I liked the piece so much that I immediately went about the task of writing a letter to the editor about it. My letter, submitted on December 5, said this:
To the Editor,
Pamela Paul’s December 4 piece, “Free to be You and Me. Or Not,” explains the conflicts between sex and gender exceptionally well.
All 8 billion human beings on the planet are either female or male. As Paul correctly notes, there is a tiny fraction of human beings who have anomalous chromosomal conditions (differences of sexual development); all such people are still either female or male.
From a leftist feminist perspective, gender is a prison of sex-stereotypes that are designed to keep women (including lesbians) in positions of submission and subservience. The contemporary “gender identity” movement is simply a newer version of the same misogyny because it further entrenches sex-stereotypes in the law and throughout society.

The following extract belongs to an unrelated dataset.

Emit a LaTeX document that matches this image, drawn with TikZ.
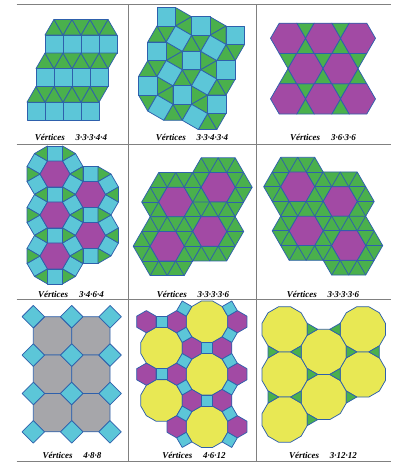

Our society should allow girls and boys alike to explore their tastes, preferences, and personalities without society (and our schools) telling them that doing so means that they’re the opposite sex. Human beings are sexually dimorphic mammals. None of us can change sex, regardless of identity. Good on Paul for saying so.
Kara Dansky
Kara Dansky is the president of the U.S. chapter of Women’s Declaration International and the author of the book, The Abolition of Sex: How the ‘Transgender’ Agenda Harms Women and Girls.
I received nothing in response, other than the usual automatic response telling me that it had been received.
The NY Times’s letter to the editor submission guidelines contain this:
Writers of letters selected for publication will be notified within a week.
Letters may be edited and shortened for space.
Due to the large volume of submissions we receive, we cannot personally acknowledge each submission.
If we decide not to publish your letter, you will receive an automated email reply.
It has been well over a week since I submitted my letter, so it’s clear that they are not going to publish it.
I completely understand that the NY times is under no obligation to publish any letter to the editor, ever. I know that it has complete discretion to determine which letters to publish and that very few submissions make it past their letters editor. I understand that they are under no obligation to publish letters from TERFs. But I sure wish they would.